Royal London’s approach to governance is clearly embracing the concept of value for money and you get a strong feeling – reading this report – that the IGC are going with the flow – or may even have created that flow in the first place. This may be Phil Green’s legacy.
I’m happy to give the Royal London IGC a green for their work on value for money and to commend Royal London for the way they are sharing information with their IGC on issues such as transaction costs. There is something very functional about the relationship between provider and IGC which is admirable, it is quite different from the “IGC in the provider’s pocket” impression given elsewhere.
I’m pleased that I can write nice things about this report. I wish the Chair well whatever he does with his time next.
He has given the Royal London IGC a firm base, and this style of report is much more effective than previous styles.
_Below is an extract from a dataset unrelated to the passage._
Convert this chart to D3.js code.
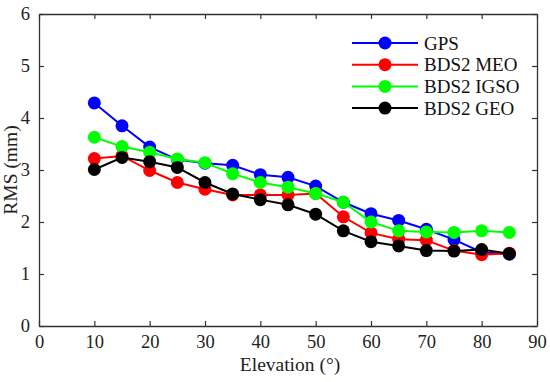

I hope that whoever picks up the reins, will take a progressive view on the challenges I set out in my discussion of the effectiveness of this report. I suspect, from the commitment to better understand ESG in 2017, that the willingness is there.
Phil Green and the IGC committee do not put their faces on this report, but their integrity shines through and I really commend it to anyone interested in what is happening at Royal London today. Let’s hope that I can say the same next year.